(Charts and diagrams as code)

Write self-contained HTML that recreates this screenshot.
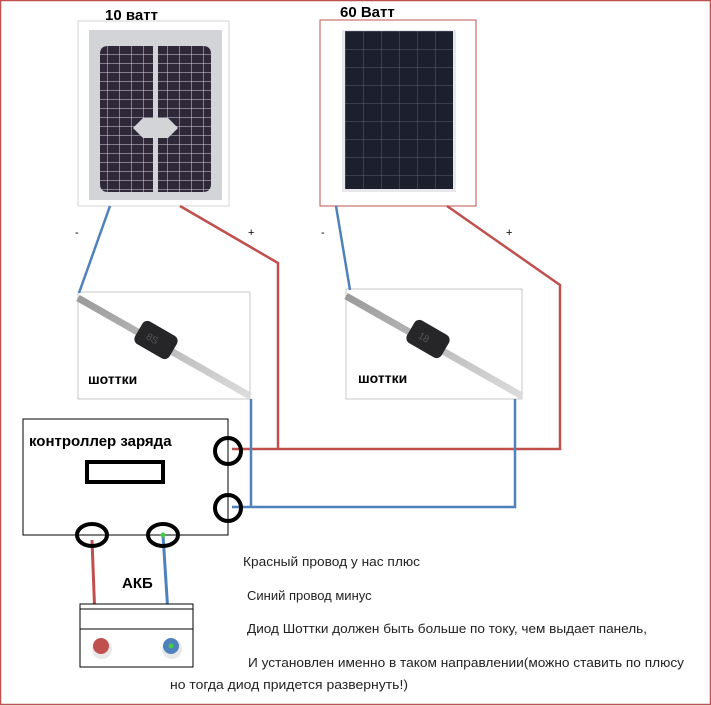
<!DOCTYPE html>
<html><head><meta charset="utf-8"><style>
body{margin:0;background:#fff}
svg{display:block}
text{font-family:"Liberation Sans","DejaVu Sans",sans-serif}
</style></head><body>
<svg width="711" height="706" viewBox="0 0 711 706" xmlns="http://www.w3.org/2000/svg">
<defs>
<pattern id="g1" width="12" height="9" patternUnits="userSpaceOnUse" x="95" y="45">
<rect width="12" height="9" fill="#2f2838"/><path d="M0 0H12M0 0V9" stroke="#d8d4dc" stroke-width="1"/>
</pattern>
<pattern id="g2" width="18" height="18" patternUnits="userSpaceOnUse" x="345" y="31">
<rect width="18" height="18" fill="#1c1f2e"/><path d="M0 0H18M0 0V18" stroke="#6a6f80" stroke-width="0.8"/>
</pattern>
<linearGradient id="wire" x1="0" y1="0" x2="1" y2="1"><stop offset="0" stop-color="#9a9a9a"/><stop offset="1" stop-color="#dcdcdc"/></linearGradient>
</defs>
<rect x="0.5" y="0.5" width="710" height="704" fill="#fff" stroke="#c0504d" stroke-width="1.5"/>

<!-- panel 1 -->
<text x="105" y="20" font-size="15" font-weight="bold">10 ватт</text>
<rect x="78" y="21" width="151" height="185" fill="#fff" stroke="#ccc" stroke-width="0.8"/>
<rect x="89" y="30" width="133" height="170" fill="#d2d4d8"/>
<path d="M108 46h45v72h-10l-10 10 10 10h10v54h-45q-8 0-8-8v-130q0-8 8-8zM158 46h45q8 0 8 8v130q0 8-8 8h-45v-54h10l10-10-10-10h-10z" fill="url(#g1)"/>
<!-- panel 2 -->
<text x="340" y="17" font-size="15" font-weight="bold">60 Ватт</text>
<rect x="320" y="20" width="156" height="186" fill="#fff" stroke="#c0504d" stroke-width="1"/>
<rect x="342" y="30" width="114" height="162" fill="#e8e8ea"/>
<rect x="345" y="31" width="108" height="158" fill="url(#g2)"/>

<text x="75" y="236" font-size="11">-</text>
<text x="248" y="236" font-size="11">+</text>
<text x="321" y="236" font-size="11">-</text>
<text x="506" y="236" font-size="11">+</text>

<!-- diode boxes -->
<rect x="78" y="292" width="172" height="107" fill="#fff" stroke="#bbb" stroke-width="0.8"/>
<line x1="78" y1="298" x2="250" y2="396" stroke="url(#wire)" stroke-width="7"/>
<g transform="translate(156,340) rotate(30)"><rect x="-20" y="-13" width="40" height="26" rx="6" fill="#262628"/><text x="-10" y="4" font-size="10" fill="#555">8S</text></g>
<text x="88" y="384" font-size="14" font-weight="bold">шоттки</text>
<rect x="346" y="289" width="176" height="110" fill="#fff" stroke="#bbb" stroke-width="0.8"/>
<line x1="346" y1="296" x2="522" y2="396" stroke="url(#wire)" stroke-width="7"/>
<g transform="translate(428,339) rotate(30)"><rect x="-20" y="-13" width="40" height="26" rx="6" fill="#262628"/><text x="-10" y="4" font-size="10" fill="#555">18</text></g>
<text x="358" y="383" font-size="14" font-weight="bold">шоттки</text>

<!-- wires -->
<g fill="none" stroke-width="2.5">
<path d="M110 206L79 293" stroke="#4f81bd"/>
<path d="M336 206L350 290" stroke="#4f81bd"/>
<path d="M180 206L278 263V449" stroke="#c0504d"/>
<path d="M447 206L560 285V449H232" stroke="#c0504d"/>
<path d="M251 399V507" stroke="#4f81bd"/>
<path d="M515 399V507H232" stroke="#4f81bd"/>
<path d="M92 540L96 645" stroke="#c0504d" stroke-width="3"/>
<path d="M163 535L170 645" stroke="#4f81bd" stroke-width="3"/>
</g>

<!-- controller -->
<rect x="23" y="419" width="205" height="116" fill="none" stroke="#000" stroke-width="1"/>
<text x="29" y="446" font-size="15" font-weight="bold">контроллер заряда</text>
<rect x="87" y="462" width="76" height="20" fill="none" stroke="#000" stroke-width="4"/>
<g fill="none" stroke="#000" stroke-width="4">
<ellipse cx="228" cy="451" rx="13" ry="13"/>
<ellipse cx="228" cy="508" rx="13" ry="13"/>
<ellipse cx="92" cy="535" rx="15" ry="11"/>
<ellipse cx="163" cy="535" rx="15" ry="11"/>
</g>
<circle cx="163" cy="535" r="2.5" fill="#4c4"/>

<!-- battery -->
<text x="122" y="588" font-size="15" font-weight="bold">АКБ</text>
<rect x="80" y="604" width="113" height="63" fill="#fff" stroke="#000" stroke-width="1"/>
<line x1="80" y1="609" x2="193" y2="609" stroke="#000"/>
<line x1="80" y1="629" x2="193" y2="629" stroke="#000"/>
<circle cx="102" cy="649" r="10" fill="#e8e8e8"/><circle cx="101" cy="646" r="8" fill="#c0504d"/>
<circle cx="172" cy="649" r="10" fill="#e8e8e8"/><circle cx="171" cy="646" r="8" fill="#4f81bd"/><circle cx="171" cy="646" r="2.5" fill="#4c4"/>

<g font-size="13" fill="#222">
<text x="243" y="566" textLength="177" lengthAdjust="spacingAndGlyphs">Красный провод у нас плюс</text>
<text x="247" y="600">Синий провод минус</text>
<text x="247" y="633" textLength="400" lengthAdjust="spacingAndGlyphs">Диод Шоттки должен быть больше по току, чем выдает панель,</text>
<text x="248" y="667" textLength="436" lengthAdjust="spacingAndGlyphs">И установлен именно в таком направлении(можно ставить по  плюсу</text>
<text x="170" y="689" textLength="238" lengthAdjust="spacingAndGlyphs">но   тогда диод придется развернуть!)</text>
</g>
</svg>
</body></html>
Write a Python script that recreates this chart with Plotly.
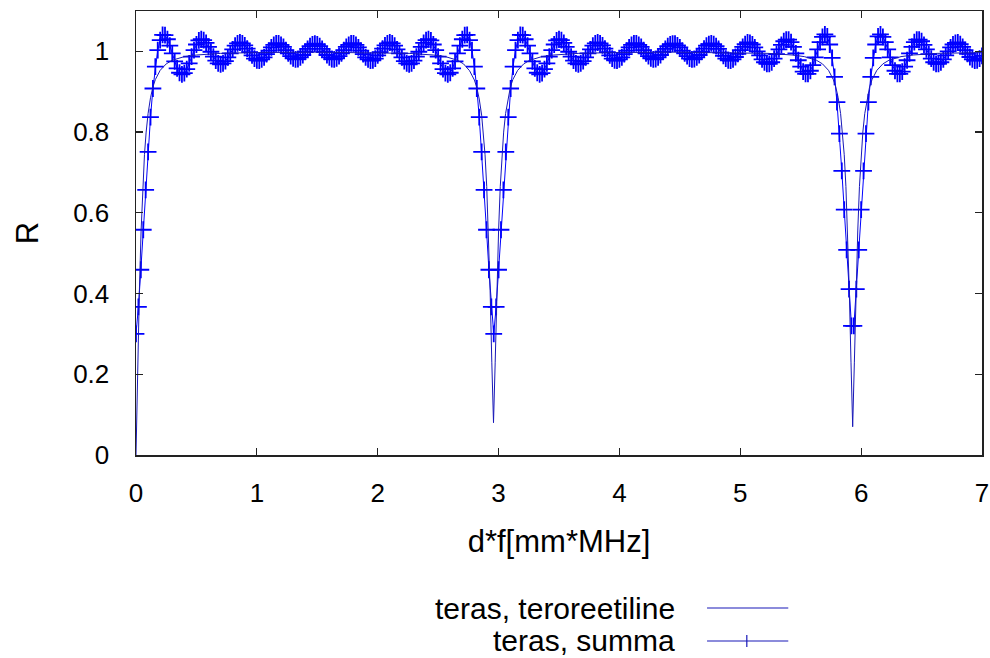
import plotly.graph_objects as go

# ---------------- data ----------------
# "teras, summa": R sampled every 0.02 in d*f from 0 to 7
summa_step = 0.02
summa_r = [
    0.300, 0.367, 0.459, 0.558, 0.657, 0.751, 0.837, 0.908, 0.962, 1.003,
    1.028, 1.041, 1.040, 1.030, 1.014, 0.995, 0.975, 0.958, 0.947, 0.943,
    0.946, 0.956, 0.970, 0.987, 1.003, 1.017, 1.027, 1.030, 1.028, 1.021,
    1.011, 0.999, 0.987, 0.977, 0.970, 0.968, 0.970, 0.976, 0.985, 0.995,
    1.005, 1.014, 1.020, 1.022, 1.020, 1.015, 1.007, 0.998, 0.990, 0.982,
    0.978, 0.977, 0.980, 0.985, 0.993, 1.002, 1.010, 1.016, 1.020, 1.020,
    1.016, 1.011, 1.003, 0.995, 0.988, 0.983, 0.980, 0.981, 0.985, 0.991,
    0.999, 1.006, 1.013, 1.017, 1.019,
    1.017, 1.013, 1.006, 0.999, 0.991, 0.985, 0.981, 0.980, 0.983, 0.988,
    0.995, 1.003, 1.011, 1.016, 1.020, 1.020, 1.016, 1.010, 1.002, 0.993,
    0.985, 0.980, 0.977, 0.978, 0.982, 0.990, 0.998, 1.007, 1.015, 1.020,
    1.022, 1.020, 1.014, 1.005, 0.995, 0.985, 0.976, 0.970, 0.968, 0.970,
    0.977, 0.987, 0.999, 1.011, 1.021, 1.028, 1.030, 1.027, 1.017, 1.003,
    0.987, 0.970, 0.956, 0.946, 0.943, 0.947, 0.958, 0.975, 0.995, 1.014,
    1.030, 1.040, 1.041, 1.028, 1.003, 0.962, 0.908, 0.837, 0.751, 0.657,
    0.558, 0.459, 0.367, 0.300,
    0.367, 0.459, 0.558, 0.657, 0.751, 0.837, 0.908, 0.962, 1.003, 1.028,
    1.041, 1.040, 1.030, 1.014, 0.995, 0.975, 0.958, 0.947, 0.943, 0.946,
    0.956, 0.970, 0.987, 1.003, 1.017, 1.027, 1.030, 1.028, 1.021, 1.011,
    0.999, 0.987, 0.977, 0.970, 0.968, 0.970, 0.976, 0.985, 0.995, 1.005,
    1.014, 1.020, 1.022, 1.020, 1.015, 1.007, 0.998, 0.990, 0.982, 0.978,
    0.977, 0.980, 0.985, 0.993, 1.002, 1.010, 1.016, 1.020, 1.020, 1.016,
    1.011, 1.003, 0.995, 0.988, 0.983, 0.980, 0.981, 0.985, 0.991, 0.999,
    1.006, 1.013, 1.017, 1.019,
    1.019, 1.015, 1.010, 1.002, 0.995, 0.988, 0.982, 0.980, 0.981, 0.985,
    0.991, 0.999, 1.007, 1.014, 1.018, 1.020, 1.018, 1.013, 1.006, 0.997,
    0.989, 0.982, 0.978, 0.977, 0.980, 0.986, 0.994, 1.003, 1.011, 1.018,
    1.022, 1.021, 1.017, 1.010, 1.000, 0.990, 0.980, 0.973, 0.969, 0.969,
    0.973, 0.982, 0.993, 1.005, 1.016, 1.025, 1.029, 1.029, 1.023, 1.011,
    0.995, 0.978, 0.962, 0.950, 0.944, 0.944, 0.952, 0.966, 0.985, 1.005,
    1.023, 1.036, 1.042, 1.037, 1.017, 0.984, 0.937, 0.874, 0.796, 0.704,
    0.608, 0.508, 0.411, 0.320,
    0.320, 0.411, 0.508, 0.608, 0.704, 0.796, 0.874, 0.937, 0.984, 1.017,
    1.037, 1.042, 1.036, 1.023, 1.005, 0.985, 0.966, 0.952, 0.944, 0.944,
    0.950, 0.962, 0.978, 0.995, 1.011, 1.023, 1.029, 1.029, 1.025, 1.016,
    1.005, 0.993, 0.982, 0.973, 0.969, 0.969, 0.973, 0.980, 0.990, 1.000,
    1.010, 1.017, 1.021, 1.022, 1.018, 1.011, 1.003, 0.994, 0.986, 0.980,
    0.977, 0.978, 0.982, 0.989,
]
summa_x = [round(i * summa_step, 3) for i in range(len(summa_r))]

# "teras, teroreetiline": theoretical curve
theory_x = [
    0.0, 0.014, 0.028, 0.042, 0.056, 0.07, 0.084, 0.1, 0.12, 0.14, 0.16, 0.2,
    0.25, 0.3, 0.4, 0.5, 0.7, 1.0, 1.48,
    1.96, 2.26, 2.46, 2.56, 2.66, 2.71, 2.76, 2.80, 2.82, 2.84, 2.86, 2.874,
    2.888, 2.902, 2.916, 2.930, 2.944, 2.958, 2.972, 2.986, 3.000, 3.014,
    3.028, 3.042, 3.058, 3.078, 3.098, 3.118, 3.158, 3.208, 3.258, 3.358,
    3.458, 3.658, 3.958, 4.444,
    4.93, 5.23, 5.43, 5.53, 5.63, 5.68, 5.73, 5.77, 5.79, 5.81, 5.83, 5.846,
    5.860, 5.874, 5.888, 5.902, 5.916, 5.930, 5.944, 5.958, 5.972, 5.986,
    6.000, 6.014, 6.030, 6.050, 6.070, 6.090, 6.130, 6.180, 6.230, 6.330,
    6.430, 6.630, 6.930, 7.0,
]
theory_r = [
    0.0, 0.217, 0.407, 0.555, 0.665, 0.744, 0.800, 0.846, 0.885, 0.912, 0.930, 0.953,
    0.969, 0.978, 0.987, 0.991, 0.995, 0.997, 0.998,
    0.997, 0.995, 0.991, 0.987, 0.978, 0.969, 0.952, 0.929, 0.910, 0.882, 0.842, 0.800,
    0.744, 0.665, 0.555, 0.407, 0.230, 0.080, 0.230, 0.407, 0.555, 0.665,
    0.744, 0.800, 0.846, 0.885, 0.912, 0.930, 0.953, 0.969, 0.978, 0.987,
    0.991, 0.995, 0.997, 0.998,
    0.997, 0.995, 0.991, 0.987, 0.978, 0.969, 0.953, 0.930, 0.912, 0.885, 0.846, 0.800,
    0.744, 0.665, 0.555, 0.407, 0.230, 0.070, 0.230, 0.407, 0.555, 0.665,
    0.744, 0.800, 0.846, 0.885, 0.912, 0.930, 0.953, 0.969, 0.978, 0.987,
    0.991, 0.995, 0.997, 0.997,
]

x_ticks = [0, 1, 2, 3, 4, 5, 6, 7]
y_ticks = [0, 0.2, 0.4, 0.6, 0.8, 1.0]
y_tick_labels = ["0", "0.2", "0.4", "0.6", "0.8", "1"]
series_names = ["teras, teroreetiline", "teras, summa"]

# ---------------- figure ----------------
FONT = "Liberation Sans, Arial, sans-serif"
TICK_FS = 26
LABEL_FS = 31
KEY_FS = 30
LINE_BLUE = "#1818b8"
MARK_BLUE = "#0000ff"

fig = go.Figure()
fig.add_trace(go.Scatter(
    x=summa_x, y=summa_r, mode="lines+markers", name=series_names[1],
    line=dict(color=MARK_BLUE, width=1),
    marker=dict(symbol="cross-thin", size=12,
                line=dict(width=1.8, color=MARK_BLUE)),
    showlegend=False,
))
fig.add_trace(go.Scatter(
    x=theory_x, y=theory_r, mode="lines", name=series_names[0],
    line=dict(color=LINE_BLUE, width=1),
    showlegend=False,
))

axis_common = dict(
    showline=True, linecolor="#222222", linewidth=1.5, mirror="allticks",
    ticks="inside", ticklen=7, tickwidth=1.2, tickcolor="#222222",
    showgrid=False, zeroline=False,
    tickfont=dict(family=FONT, size=TICK_FS, color="black"),
    automargin=False,
)
fig.update_xaxes(
    range=[0, 7], tickvals=x_ticks, ticklabelstandoff=14,
    title=dict(text="d*f[mm*MHz]", font=dict(family=FONT, size=LABEL_FS, color="black"),
               standoff=23),
    **axis_common,
)
fig.update_yaxes(
    range=[0, 1.1], tickvals=y_ticks, ticktext=y_tick_labels, ticklabelstandoff=20,
    title=dict(text="R", font=dict(family=FONT, size=LABEL_FS, color="black"),
               standoff=25),
    **axis_common,
)

# gnuplot-style key (text on the left, sample on the right), below the plot
key_rows = [-0.3446, -0.4189]
for name, yk in zip(series_names, key_rows):
    fig.add_annotation(
        xref="paper", yref="paper", x=0.6395, y=yk, text=name, showarrow=False,
        xanchor="right", yanchor="middle",
        font=dict(family=FONT, size=KEY_FS, color="black"),
    )
    fig.add_shape(type="line", xref="paper", yref="paper",
                  x0=0.675, x1=0.771, y0=yk, y1=yk,
                  line=dict(color=LINE_BLUE, width=1.2))
fig.add_shape(type="line", xref="paper", yref="paper",
              x0=0.722, x1=0.722, y0=key_rows[1] - 0.0135, y1=key_rows[1] + 0.0135,
              line=dict(color=LINE_BLUE, width=1.2))

fig.update_layout(
    width=990, height=658,
    margin=dict(l=136, r=8, t=11, b=203, pad=0),
    paper_bgcolor="white", plot_bgcolor="white",
    font=dict(family=FONT, size=TICK_FS, color="black"),
    showlegend=False,
)

# remove the default page margin so the 990x658 figure fills the window exactly
fig.write_html(
    "out.html",
    config={"displayModeBar": False, "staticPlot": True},
    post_script="document.body.style.margin='0';document.body.style.overflow='hidden';",
)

(AIM OF THE EXERCISE)
All lines above from the one containing "Write a Python" through the one containing "import plotly.graph_objects as go" are to be quoted exactly, and only those; pictures are left out.

(FINISHED EXERCISE)
Write a Python script that recreates this chart with Plotly.
import plotly.graph_objects as go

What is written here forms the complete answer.